Set the listing down again exactly, please, apart from its pictures.

>> BEGIN DATA SEGMENT

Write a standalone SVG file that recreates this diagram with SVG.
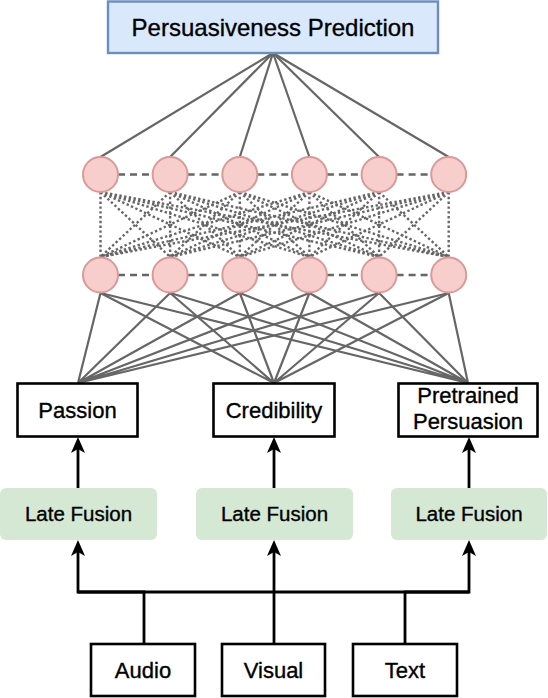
<svg xmlns="http://www.w3.org/2000/svg" width="548" height="698" viewBox="0 0 548 698">
<style>
text{font-family:"Liberation Sans",Arial,Helvetica,sans-serif;fill:#000;stroke:#000;stroke-width:0.35;text-anchor:middle}
.box{fill:#fff;stroke:#000;stroke-width:2.6}
.lf{fill:#d5e8d4;stroke:none}
.neu{fill:#f8cecc;stroke:#d99a98;stroke-width:2}
.g{stroke:#666;stroke-width:2.2;fill:none}
.dash{stroke:#666;stroke-width:2.4;stroke-dasharray:7 5;fill:none}
.dot{stroke:#666;stroke-width:2.4;stroke-dasharray:2.4 2.4;fill:none}
.blk{stroke:#000;stroke-width:2.8;fill:none}
.arr{stroke:#000;stroke-width:2.8;fill:none;marker-end:url(#ah)}
</style>
<defs>
<marker id="ah" viewBox="0 0 16 14" refX="10" refY="7" markerWidth="16" markerHeight="14" markerUnits="userSpaceOnUse" orient="auto">
<path d="M0,0 L16,7 L0,14 L4,7 Z" fill="#000"/>
</marker>
</defs>
<g id="connectors">
<g id="top-links">
<path class="g" d="M273,53 L100.5,157"/>
<path class="g" d="M273,53 L170.1,157"/>
<path class="g" d="M273,53 L239.8,157"/>
<path class="g" d="M273,53 L309.4,157"/>
<path class="g" d="M273,53 L379.1,157"/>
<path class="g" d="M273,53 L448.7,157"/>
</g>
<g id="dashed-rows">
<path class="dash" d="M118,174.5 H152.6 M187.6,174.5 H222.3 M257.3,174.5 H291.9 M326.9,174.5 H361.6 M396.6,174.5 H431.2"/>
<path class="dash" d="M118,275 H152.6 M187.6,275 H222.3 M257.3,275 H291.9 M326.9,275 H361.6 M396.6,275 H431.2"/>
</g>
<g id="dotted-links">
<path class="dot" d="M100.5,192 L100.5,257 M100.5,192 L170.1,257 M100.5,192 L239.8,257 M100.5,192 L309.4,257 M100.5,192 L379.1,257 M100.5,192 L448.7,257"/>
<path class="dot" d="M170.1,192 L100.5,257 M170.1,192 L170.1,257 M170.1,192 L239.8,257 M170.1,192 L309.4,257 M170.1,192 L379.1,257 M170.1,192 L448.7,257"/>
<path class="dot" d="M239.8,192 L100.5,257 M239.8,192 L170.1,257 M239.8,192 L239.8,257 M239.8,192 L309.4,257 M239.8,192 L379.1,257 M239.8,192 L448.7,257"/>
<path class="dot" d="M309.4,192 L100.5,257 M309.4,192 L170.1,257 M309.4,192 L239.8,257 M309.4,192 L309.4,257 M309.4,192 L379.1,257 M309.4,192 L448.7,257"/>
<path class="dot" d="M379.1,192 L100.5,257 M379.1,192 L170.1,257 M379.1,192 L239.8,257 M379.1,192 L309.4,257 M379.1,192 L379.1,257 M379.1,192 L448.7,257"/>
<path class="dot" d="M448.7,192 L100.5,257 M448.7,192 L170.1,257 M448.7,192 L239.8,257 M448.7,192 L309.4,257 M448.7,192 L379.1,257 M448.7,192 L448.7,257"/>
</g>
<g id="bottom-links">
<path class="g" d="M100.5,293 L78,383 M170.1,293 L78,383 M239.8,293 L78,383 M309.4,293 L78,383 M379.1,293 L78,383 M448.7,293 L78,383"/>
<path class="g" d="M100.5,293 L274,383 M170.1,293 L274,383 M239.8,293 L274,383 M309.4,293 L274,383 M379.1,293 L274,383 M448.7,293 L274,383"/>
<path class="g" d="M100.5,293 L468,383 M170.1,293 L468,383 M239.8,293 L468,383 M309.4,293 L468,383 M379.1,293 L468,383 M448.7,293 L468,383"/>
</g>
<g id="arrows">
<path class="arr" d="M78,488 V443"/>
<path class="arr" d="M274,488 V443"/>
<path class="arr" d="M469,488 V443"/>
<path class="arr" d="M144,643 V592 H78 V546"/>
<path class="arr" d="M274,643 V546"/>
<path class="arr" d="M405,643 V592 H469 V546"/>
<path class="blk" d="M78,592 H469"/>
</g>
</g>
<g id="prediction">
<rect x="108" y="1.5" width="330" height="51.5" fill="#dae8fc" stroke="#6c8ebf" stroke-width="2.4"/>
<text x="273" y="36" font-size="24">Persuasiveness Prediction</text>
</g>
<g id="neurons-top">
<circle class="neu" cx="100.5" cy="174.5" r="17.5"/>
<circle class="neu" cx="170.1" cy="174.5" r="17.5"/>
<circle class="neu" cx="239.8" cy="174.5" r="17.5"/>
<circle class="neu" cx="309.4" cy="174.5" r="17.5"/>
<circle class="neu" cx="379.1" cy="174.5" r="17.5"/>
<circle class="neu" cx="448.7" cy="174.5" r="17.5"/>
</g>
<g id="neurons-bottom">
<circle class="neu" cx="100.5" cy="275" r="17.5"/>
<circle class="neu" cx="170.1" cy="275" r="17.5"/>
<circle class="neu" cx="239.8" cy="275" r="17.5"/>
<circle class="neu" cx="309.4" cy="275" r="17.5"/>
<circle class="neu" cx="379.1" cy="275" r="17.5"/>
<circle class="neu" cx="448.7" cy="275" r="17.5"/>
</g>
<g id="passion">
<rect class="box" x="17.5" y="383.5" width="120" height="53"/>
<text x="77.5" y="418" font-size="22">Passion</text>
</g>
<g id="credibility">
<rect class="box" x="213.5" y="383.5" width="121" height="53"/>
<text x="274" y="418" font-size="22">Credibility</text>
</g>
<g id="pretrained">
<rect class="box" x="398.5" y="383.5" width="139" height="53"/>
<text x="468" y="403" font-size="22">Pretrained</text>
<text x="468" y="429" font-size="22">Persuasion</text>
</g>
<g id="late-fusion-1">
<rect class="lf" x="0" y="488" width="157" height="52" rx="6"/>
<text x="78.5" y="521" font-size="20.5">Late Fusion</text>
</g>
<g id="late-fusion-2">
<rect class="lf" x="196" y="488" width="157" height="52" rx="6"/>
<text x="274.5" y="521" font-size="20.5">Late Fusion</text>
</g>
<g id="late-fusion-3">
<rect class="lf" x="391" y="488" width="156" height="52" rx="6"/>
<text x="469" y="521" font-size="20.5">Late Fusion</text>
</g>
<g id="audio">
<rect class="box" x="91" y="644" width="104" height="52" stroke-width="3"/>
<text x="143" y="678" font-size="22">Audio</text>
</g>
<g id="visual">
<rect class="box" x="222" y="644" width="103" height="52" stroke-width="3"/>
<text x="273.5" y="678" font-size="22">Visual</text>
</g>
<g id="text">
<rect class="box" x="353" y="644" width="104" height="52" stroke-width="3"/>
<text x="405" y="678" font-size="22">Text</text>
</g>
</svg>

>> END DATA SEGMENT

§ **RESPONSE TO THIS EXERCISE**
Write a standalone SVG file that recreates this diagram with SVG.
<svg xmlns="http://www.w3.org/2000/svg" width="548" height="698" viewBox="0 0 548 698">
<style>
text{font-family:"Liberation Sans",Arial,Helvetica,sans-serif;fill:#000;stroke:#000;stroke-width:0.35;text-anchor:middle}
.box{fill:#fff;stroke:#000;stroke-width:2.6}
.lf{fill:#d5e8d4;stroke:none}
.neu{fill:#f8cecc;stroke:#d99a98;stroke-width:2}
.g{stroke:#666;stroke-width:2.2;fill:none}
.dash{stroke:#666;stroke-width:2.4;stroke-dasharray:7 5;fill:none}
.dot{stroke:#666;stroke-width:2.4;stroke-dasharray:2.4 2.4;fill:none}
.blk{stroke:#000;stroke-width:2.8;fill:none}
.arr{stroke:#000;stroke-width:2.8;fill:none;marker-end:url(#ah)}
</style>
<defs>
<marker id="ah" viewBox="0 0 16 14" refX="10" refY="7" markerWidth="16" markerHeight="14" markerUnits="userSpaceOnUse" orient="auto">
<path d="M0,0 L16,7 L0,14 L4,7 Z" fill="#000"/>
</marker>
</defs>
<g id="connectors">
<g id="top-links">
<path class="g" d="M273,53 L100.5,157"/>
<path class="g" d="M273,53 L170.1,157"/>
<path class="g" d="M273,53 L239.8,157"/>
<path class="g" d="M273,53 L309.4,157"/>
<path class="g" d="M273,53 L379.1,157"/>
<path class="g" d="M273,53 L448.7,157"/>
</g>
<g id="dashed-rows">
<path class="dash" d="M118,174.5 H152.6 M187.6,174.5 H222.3 M257.3,174.5 H291.9 M326.9,174.5 H361.6 M396.6,174.5 H431.2"/>
<path class="dash" d="M118,275 H152.6 M187.6,275 H222.3 M257.3,275 H291.9 M326.9,275 H361.6 M396.6,275 H431.2"/>
</g>
<g id="dotted-links">
<path class="dot" d="M100.5,192 L100.5,257 M100.5,192 L170.1,257 M100.5,192 L239.8,257 M100.5,192 L309.4,257 M100.5,192 L379.1,257 M100.5,192 L448.7,257"/>
<path class="dot" d="M170.1,192 L100.5,257 M170.1,192 L170.1,257 M170.1,192 L239.8,257 M170.1,192 L309.4,257 M170.1,192 L379.1,257 M170.1,192 L448.7,257"/>
<path class="dot" d="M239.8,192 L100.5,257 M239.8,192 L170.1,257 M239.8,192 L239.8,257 M239.8,192 L309.4,257 M239.8,192 L379.1,257 M239.8,192 L448.7,257"/>
<path class="dot" d="M309.4,192 L100.5,257 M309.4,192 L170.1,257 M309.4,192 L239.8,257 M309.4,192 L309.4,257 M309.4,192 L379.1,257 M309.4,192 L448.7,257"/>
<path class="dot" d="M379.1,192 L100.5,257 M379.1,192 L170.1,257 M379.1,192 L239.8,257 M379.1,192 L309.4,257 M379.1,192 L379.1,257 M379.1,192 L448.7,257"/>
<path class="dot" d="M448.7,192 L100.5,257 M448.7,192 L170.1,257 M448.7,192 L239.8,257 M448.7,192 L309.4,257 M448.7,192 L379.1,257 M448.7,192 L448.7,257"/>
</g>
<g id="bottom-links">
<path class="g" d="M100.5,293 L78,383 M170.1,293 L78,383 M239.8,293 L78,383 M309.4,293 L78,383 M379.1,293 L78,383 M448.7,293 L78,383"/>
<path class="g" d="M100.5,293 L274,383 M170.1,293 L274,383 M239.8,293 L274,383 M309.4,293 L274,383 M379.1,293 L274,383 M448.7,293 L274,383"/>
<path class="g" d="M100.5,293 L468,383 M170.1,293 L468,383 M239.8,293 L468,383 M309.4,293 L468,383 M379.1,293 L468,383 M448.7,293 L468,383"/>
</g>
<g id="arrows">
<path class="arr" d="M78,488 V443"/>
<path class="arr" d="M274,488 V443"/>
<path class="arr" d="M469,488 V443"/>
<path class="arr" d="M144,643 V592 H78 V546"/>
<path class="arr" d="M274,643 V546"/>
<path class="arr" d="M405,643 V592 H469 V546"/>
<path class="blk" d="M78,592 H469"/>
</g>
</g>
<g id="prediction">
<rect x="108" y="1.5" width="330" height="51.5" fill="#dae8fc" stroke="#6c8ebf" stroke-width="2.4"/>
<text x="273" y="36" font-size="24">Persuasiveness Prediction</text>
</g>
<g id="neurons-top">
<circle class="neu" cx="100.5" cy="174.5" r="17.5"/>
<circle class="neu" cx="170.1" cy="174.5" r="17.5"/>
<circle class="neu" cx="239.8" cy="174.5" r="17.5"/>
<circle class="neu" cx="309.4" cy="174.5" r="17.5"/>
<circle class="neu" cx="379.1" cy="174.5" r="17.5"/>
<circle class="neu" cx="448.7" cy="174.5" r="17.5"/>
</g>
<g id="neurons-bottom">
<circle class="neu" cx="100.5" cy="275" r="17.5"/>
<circle class="neu" cx="170.1" cy="275" r="17.5"/>
<circle class="neu" cx="239.8" cy="275" r="17.5"/>
<circle class="neu" cx="309.4" cy="275" r="17.5"/>
<circle class="neu" cx="379.1" cy="275" r="17.5"/>
<circle class="neu" cx="448.7" cy="275" r="17.5"/>
</g>
<g id="passion">
<rect class="box" x="17.5" y="383.5" width="120" height="53"/>
<text x="77.5" y="418" font-size="22">Passion</text>
</g>
<g id="credibility">
<rect class="box" x="213.5" y="383.5" width="121" height="53"/>
<text x="274" y="418" font-size="22">Credibility</text>
</g>
<g id="pretrained">
<rect class="box" x="398.5" y="383.5" width="139" height="53"/>
<text x="468" y="403" font-size="22">Pretrained</text>
<text x="468" y="429" font-size="22">Persuasion</text>
</g>
<g id="late-fusion-1">
<rect class="lf" x="0" y="488" width="157" height="52" rx="6"/>
<text x="78.5" y="521" font-size="20.5">Late Fusion</text>
</g>
<g id="late-fusion-2">
<rect class="lf" x="196" y="488" width="157" height="52" rx="6"/>
<text x="274.5" y="521" font-size="20.5">Late Fusion</text>
</g>
<g id="late-fusion-3">
<rect class="lf" x="391" y="488" width="156" height="52" rx="6"/>
<text x="469" y="521" font-size="20.5">Late Fusion</text>
</g>
<g id="audio">
<rect class="box" x="91" y="644" width="104" height="52" stroke-width="3"/>
<text x="143" y="678" font-size="22">Audio</text>
</g>
<g id="visual">
<rect class="box" x="222" y="644" width="103" height="52" stroke-width="3"/>
<text x="273.5" y="678" font-size="22">Visual</text>
</g>
<g id="text">
<rect class="box" x="353" y="644" width="104" height="52" stroke-width="3"/>
<text x="405" y="678" font-size="22">Text</text>
</g>
</svg>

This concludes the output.